OBJECTIVE: Retype the whole listing verbatim and keep the pictures out of it.

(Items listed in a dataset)
::::::::

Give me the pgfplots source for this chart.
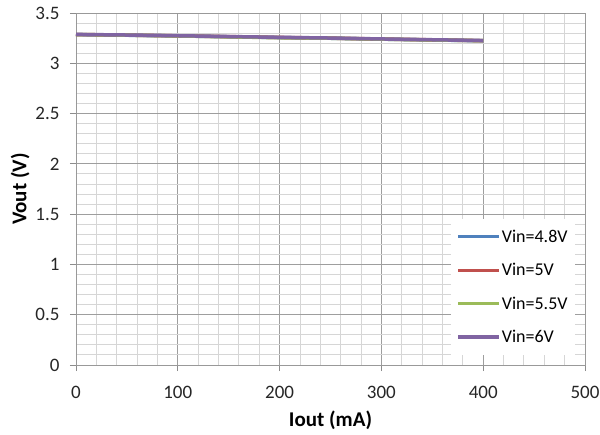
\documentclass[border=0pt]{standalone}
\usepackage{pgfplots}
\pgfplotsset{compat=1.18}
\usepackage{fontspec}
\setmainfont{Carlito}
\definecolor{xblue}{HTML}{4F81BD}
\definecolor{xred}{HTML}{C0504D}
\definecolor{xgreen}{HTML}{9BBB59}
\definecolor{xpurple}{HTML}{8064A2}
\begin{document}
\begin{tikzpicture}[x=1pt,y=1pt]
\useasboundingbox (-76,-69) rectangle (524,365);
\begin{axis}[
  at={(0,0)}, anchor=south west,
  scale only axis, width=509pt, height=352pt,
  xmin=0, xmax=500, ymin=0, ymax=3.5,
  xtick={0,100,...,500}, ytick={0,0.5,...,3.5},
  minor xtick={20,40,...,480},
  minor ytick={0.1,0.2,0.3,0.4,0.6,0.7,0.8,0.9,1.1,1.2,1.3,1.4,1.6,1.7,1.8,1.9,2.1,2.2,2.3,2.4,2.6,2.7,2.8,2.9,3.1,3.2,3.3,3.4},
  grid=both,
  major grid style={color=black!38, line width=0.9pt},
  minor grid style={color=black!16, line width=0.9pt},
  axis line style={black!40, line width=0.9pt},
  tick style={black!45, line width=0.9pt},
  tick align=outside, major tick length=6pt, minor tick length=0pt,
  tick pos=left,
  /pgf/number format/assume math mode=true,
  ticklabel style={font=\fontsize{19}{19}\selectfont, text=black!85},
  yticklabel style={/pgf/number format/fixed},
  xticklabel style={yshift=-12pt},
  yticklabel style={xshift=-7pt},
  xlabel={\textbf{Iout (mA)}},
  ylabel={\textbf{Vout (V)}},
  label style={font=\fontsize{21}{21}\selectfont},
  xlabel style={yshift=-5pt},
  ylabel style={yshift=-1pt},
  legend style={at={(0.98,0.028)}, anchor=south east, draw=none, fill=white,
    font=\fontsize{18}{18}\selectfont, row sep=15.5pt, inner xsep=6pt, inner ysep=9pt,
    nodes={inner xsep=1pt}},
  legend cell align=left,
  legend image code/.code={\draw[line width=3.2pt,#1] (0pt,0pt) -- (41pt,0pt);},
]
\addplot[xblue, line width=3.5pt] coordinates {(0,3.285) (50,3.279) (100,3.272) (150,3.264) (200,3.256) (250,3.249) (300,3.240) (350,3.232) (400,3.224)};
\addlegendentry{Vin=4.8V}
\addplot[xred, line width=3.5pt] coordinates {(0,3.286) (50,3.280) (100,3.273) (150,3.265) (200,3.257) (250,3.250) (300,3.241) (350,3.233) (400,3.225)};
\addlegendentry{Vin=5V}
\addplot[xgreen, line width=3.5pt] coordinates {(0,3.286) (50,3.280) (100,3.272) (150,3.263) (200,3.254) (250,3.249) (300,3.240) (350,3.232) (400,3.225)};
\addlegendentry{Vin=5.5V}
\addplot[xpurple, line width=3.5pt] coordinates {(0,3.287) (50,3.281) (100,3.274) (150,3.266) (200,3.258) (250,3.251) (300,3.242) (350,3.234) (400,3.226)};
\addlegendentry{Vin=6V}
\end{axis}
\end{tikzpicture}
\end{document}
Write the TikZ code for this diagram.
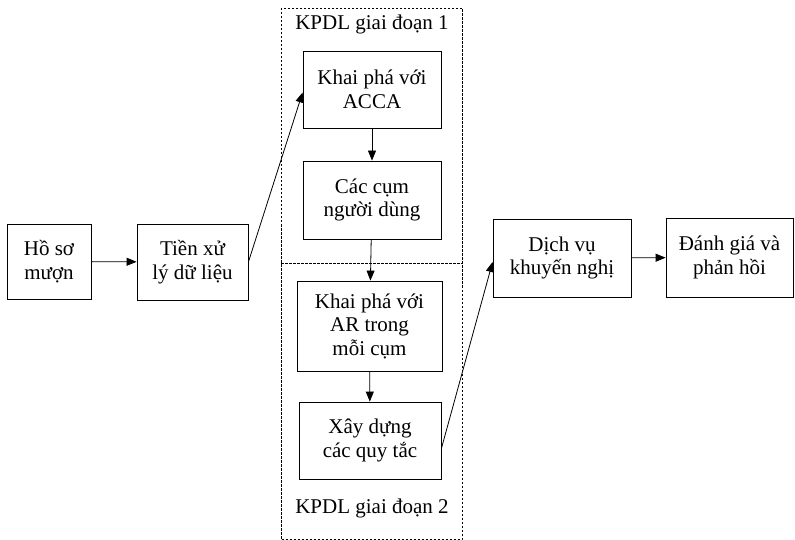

::::::::

TASK SOLUTION:
Give me the pgfplots source for this chart.
\documentclass[border=0pt]{standalone}
\usepackage{pgfplots}
\pgfplotsset{compat=1.18}
\usepackage{fontspec}
\setmainfont{Carlito}
\definecolor{xblue}{HTML}{4F81BD}
\definecolor{xred}{HTML}{C0504D}
\definecolor{xgreen}{HTML}{9BBB59}
\definecolor{xpurple}{HTML}{8064A2}
\begin{document}
\begin{tikzpicture}[x=1pt,y=1pt]
\useasboundingbox (-76,-69) rectangle (524,365);
\begin{axis}[
  at={(0,0)}, anchor=south west,
  scale only axis, width=509pt, height=352pt,
  xmin=0, xmax=500, ymin=0, ymax=3.5,
  xtick={0,100,...,500}, ytick={0,0.5,...,3.5},
  minor xtick={20,40,...,480},
  minor ytick={0.1,0.2,0.3,0.4,0.6,0.7,0.8,0.9,1.1,1.2,1.3,1.4,1.6,1.7,1.8,1.9,2.1,2.2,2.3,2.4,2.6,2.7,2.8,2.9,3.1,3.2,3.3,3.4},
  grid=both,
  major grid style={color=black!38, line width=0.9pt},
  minor grid style={color=black!16, line width=0.9pt},
  axis line style={black!40, line width=0.9pt},
  tick style={black!45, line width=0.9pt},
  tick align=outside, major tick length=6pt, minor tick length=0pt,
  tick pos=left,
  /pgf/number format/assume math mode=true,
  ticklabel style={font=\fontsize{19}{19}\selectfont, text=black!85},
  yticklabel style={/pgf/number format/fixed},
  xticklabel style={yshift=-12pt},
  yticklabel style={xshift=-7pt},
  xlabel={\textbf{Iout (mA)}},
  ylabel={\textbf{Vout (V)}},
  label style={font=\fontsize{21}{21}\selectfont},
  xlabel style={yshift=-5pt},
  ylabel style={yshift=-1pt},
  legend style={at={(0.98,0.028)}, anchor=south east, draw=none, fill=white,
    font=\fontsize{18}{18}\selectfont, row sep=15.5pt, inner xsep=6pt, inner ysep=9pt,
    nodes={inner xsep=1pt}},
  legend cell align=left,
  legend image code/.code={\draw[line width=3.2pt,#1] (0pt,0pt) -- (41pt,0pt);},
]
\addplot[xblue, line width=3.5pt] coordinates {(0,3.285) (50,3.279) (100,3.272) (150,3.264) (200,3.256) (250,3.249) (300,3.240) (350,3.232) (400,3.224)};
\addlegendentry{Vin=4.8V}
\addplot[xred, line width=3.5pt] coordinates {(0,3.286) (50,3.280) (100,3.273) (150,3.265) (200,3.257) (250,3.250) (300,3.241) (350,3.233) (400,3.225)};
\addlegendentry{Vin=5V}
\addplot[xgreen, line width=3.5pt] coordinates {(0,3.286) (50,3.280) (100,3.272) (150,3.263) (200,3.254) (250,3.249) (300,3.240) (350,3.232) (400,3.225)};
\addlegendentry{Vin=5.5V}
\addplot[xpurple, line width=3.5pt] coordinates {(0,3.287) (50,3.281) (100,3.274) (150,3.266) (200,3.258) (250,3.251) (300,3.242) (350,3.234) (400,3.226)};
\addlegendentry{Vin=6V}
\end{axis}
\end{tikzpicture}
\end{document}
Write the TikZ code for this diagram.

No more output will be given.